What is being asked
Count how many lines of the material hold "code". Respond with that number alone.

:: Material to process

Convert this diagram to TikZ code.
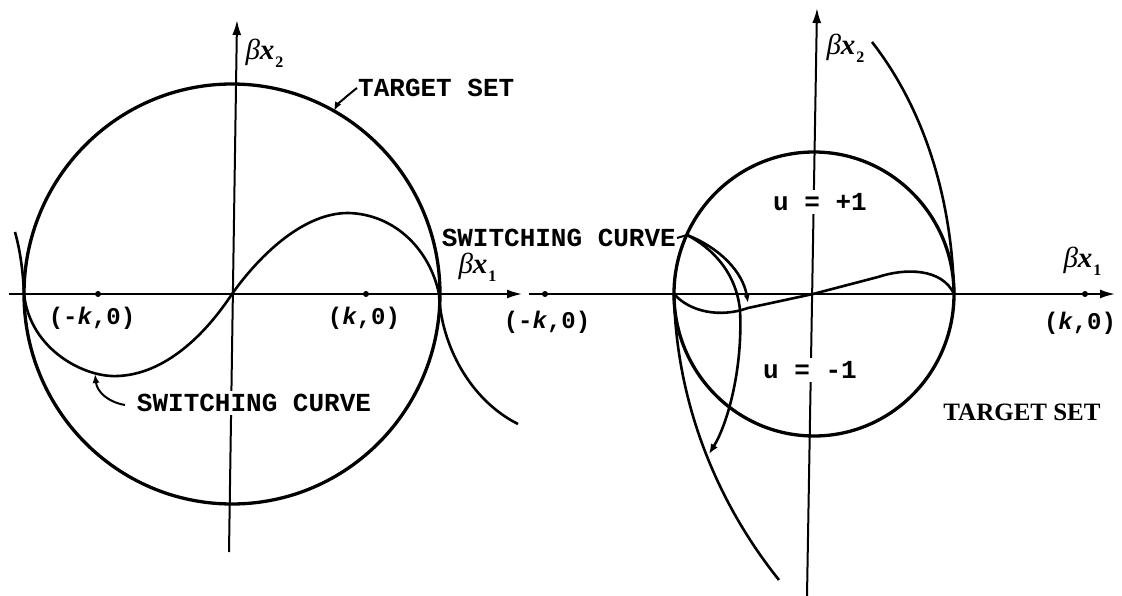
\documentclass[tikz,border=0pt]{standalone}
\usepackage{fontspec}
\setmainfont{Liberation Serif}
\newfontfamily\tw{Liberation Mono}
\usetikzlibrary{arrows.meta}
\newcommand\bxl[1]{{\fontsize{29}{29}\selectfont\itshape β\bfseries x}\kern1pt\raisebox{-8pt}{\fontsize{16}{16}\selectfont\bfseries #1}}
\begin{document}
\begin{tikzpicture}[x=1pt,y=-1pt,
 axis/.style={line width=2pt,-{Latex[length=15pt,width=9pt]}},
 bold/.style={line width=3.3pt},
 curve/.style={line width=2.6pt},
 leader/.style={line width=2pt,-{Latex[length=9pt,width=7pt]}},
 dotmark/.style={circle,fill=black,inner sep=0pt,minimum size=6pt},
 tlabel/.style={font=\tw\bfseries\fontsize{26}{26}\selectfont,inner sep=1pt},
 klabel/.style={font=\tw\bfseries\fontsize{24}{24}\selectfont,inner sep=1pt},
 rlabel/.style={font=\bfseries\fontsize{25}{25}\selectfont,inner sep=1pt}]
\useasboundingbox (0,0) rectangle (1122,596);
% ---------- left diagram ----------
\coordinate (LxS) at (9,294); \coordinate (LxE) at (522,294);
\coordinate (LyS) at (229,552); \coordinate (LyE) at (237,20);
\draw[axis] (LxS) -- (LxE);
\draw[axis] (LyS) -- (LyE);
\draw[bold] (232,294) ellipse [x radius=208pt, y radius=210pt];
\node[dotmark] (Lmk) at (98,294) {};
\node[dotmark] (Lpk) at (366,294) {};
\draw[curve] (24,294) .. controls (30,350) and (85,378) .. (118,376)
  .. controls (165,374) and (205,335) .. (232,294)
  .. controls (262,252) and (305,213) .. (348,213)
  .. controls (395,214) and (430,250) .. (439,294);
\draw[curve] (439,294) .. controls (441,345) and (470,400) .. (518,424);
\draw[curve] (24,294) .. controls (23,270) and (20,250) .. (15,232);
\node[anchor=base west] (Lb2) at (242,60) {\bxl{2}};
\node[anchor=base west] (Lb1) at (455,273) {\bxl{1}};
\node[tlabel,anchor=west] (Lts) at (357,88) {TARGET SET};
\coordinate (Ltstip) at (334,111);
\draw[leader] (Lts.west) .. controls +(-8,6) and +(3,-6) .. (Ltstip);
\node[tlabel,fill=white,inner sep=3pt] (Lsc) at (254,403) {SWITCHING CURVE};
\coordinate (Lscstart) at (125,405);
\coordinate (Lsctip) at (95,374);
\draw[leader] (Lscstart) .. controls (108,402) and (97,392) .. (Lsctip);
\node[klabel] (Lmkl) at (92,318) {(-\textit{k},0)};
\node[klabel] (Lpkl) at (364,318) {(\textit{k},0)};
% ---------- right diagram ----------
\coordinate (RxS) at (529,294); \coordinate (RxE) at (1115,294);
\coordinate (RyS) at (807,596); \coordinate (RyE) at (817,8);
\draw[axis] (RxS) -- (RxE);
\draw[axis] (RyS) -- (RyE);
\node[dotmark] (Rmk) at (545,294) {};
\node[dotmark] (Rpk) at (1085,294) {};
\draw[bold] (814,294) ellipse [x radius=140pt, y radius=142pt];
\draw[curve] (954,294) .. controls (952,200) and (925,110) .. (872,42);
\draw[curve] (674,294) .. controls (676,400) and (715,500) .. (779,580);
\draw[curve] (674,294) .. controls (690,312) and (720,318) .. (748,308)
  -- (813,294) -- (878,277) .. controls (905,268) and (942,268) .. (954,294);
\coordinate (Rtop) at (687,235);
\draw[curve,-{Latex[length=8pt,width=6pt]}] (Rtop) .. controls (720,248) and (743,272) .. (748,303);
\draw[curve,-{Latex[length=10pt,width=8pt]}] (Rtop) .. controls (712,248) and (736,272) .. (740,310)
  .. controls (743,370) and (727,425) .. (709,454);
\node[tlabel,anchor=east] (Rsc) at (677,238) {SWITCHING CURVE};
\draw[line width=2pt] (Rsc.east) -- (Rtop);
\node[tlabel,fill=white,inner sep=3pt] (Rup) at (820,202) {u = +1};
\node[tlabel,fill=white,inner sep=3pt] (Rdn) at (810,370) {u = -1};
\node[rlabel] (Rts) at (1022,412) {TARGET SET};
\node[klabel] (Rmkl) at (547,322) {(-\textit{k},0)};
\node[klabel] (Rpkl) at (1080,323) {(\textit{k},0)};
\node[anchor=base west] (Rb2) at (823,55) {\bxl{2}};
\node[anchor=base west] (Rb1) at (1060,268) {\bxl{1}};
\end{tikzpicture}
\end{document}
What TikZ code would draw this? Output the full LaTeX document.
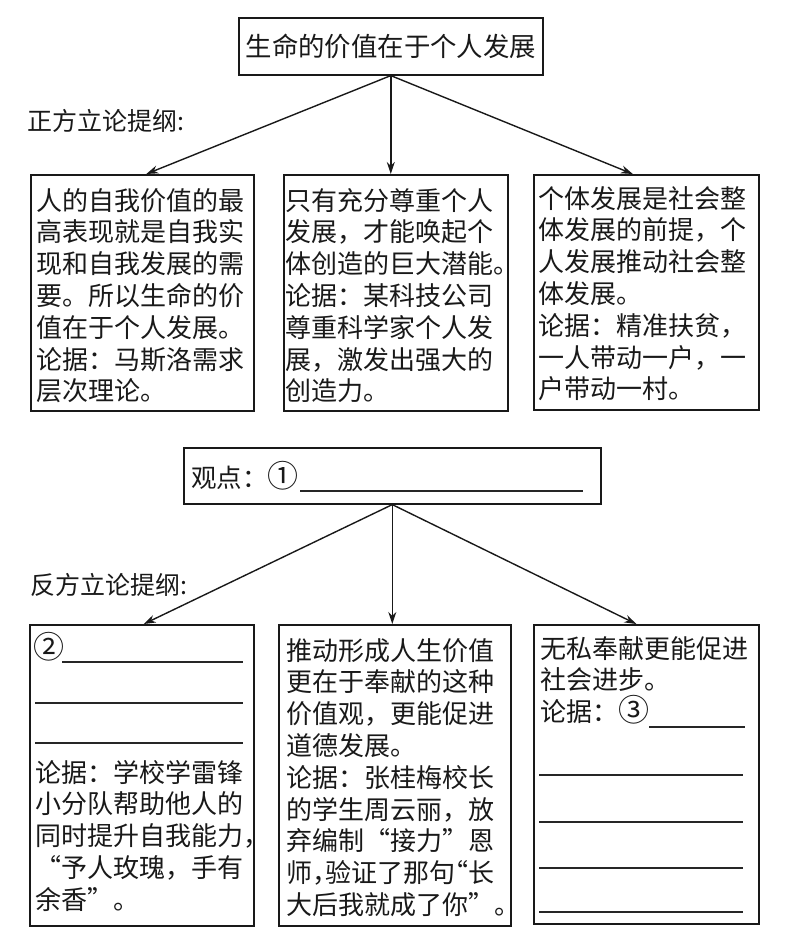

::::

Solution for this task
2